Nan Hunter, on The Nation, observed that the briefs are actually derogatory towards opposite gender families, and giving same gender families the distinction that “they don’t need the enticements associated with marriage as incentives to follow through on commitments to their children.”

Nan states that “there’s grain of truth in this”.  The Westboro Baptist Church, the Republicans of the House of Representatives, the Catholic bishops… they all have one. A group of senators just filed another this week.  Their message to the Supreme Court basically says:  “Butt out”.  Progressive briefs are due in March.

Justice Anthony Kennedy. (AP file photo by Damian Dovarganes)

Just as the election had the “swing-state factor,” these two cases have a swing vote: Justice Anthony Kennedy.

Justice Kennedy was nominated to the Supreme Court by President Ronald Reagan but has been on the progressive side of two key LGBTQ cases, Romer v. Evans and Lawrence v. Texas. Now, with the question of same-sex marriage before the Supreme Court, Justice Kennedy, with the right decision, could eclipse the likes of Barbra Streisand, Madonna and Lady Gaga as the greatest gilded eagle for gay equality ever known.

But me… well, I am just a gay dad.
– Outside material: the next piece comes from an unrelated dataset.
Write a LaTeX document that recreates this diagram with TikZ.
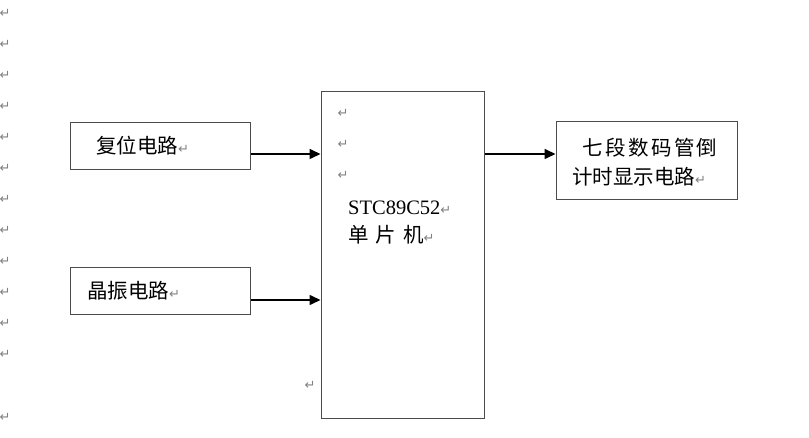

We gay dads tend not to file amicus briefs. We make dinner. So here’s my open letter to Justice Kennedy, inviting him to dinner:

Dear Justice Kennedy:

This is an invitation to dinner. I thought that would be the best way for you to decide how to vote on whether my family deserves the equal protections that other people’s families enjoy.

If you come, you will meet my 10-year-old sons, who will likely impress you, given how personable, articulate, polite and bright they are. You might ask, as many people we meet do, if they are twins. The answer will be, “They are ‘almost-twins’: Their birthdays are four months apart.” That will bring a “huh, come again?” look, and I will explain how I adopted them as babies from different drug-addicted birth mothers through foster care.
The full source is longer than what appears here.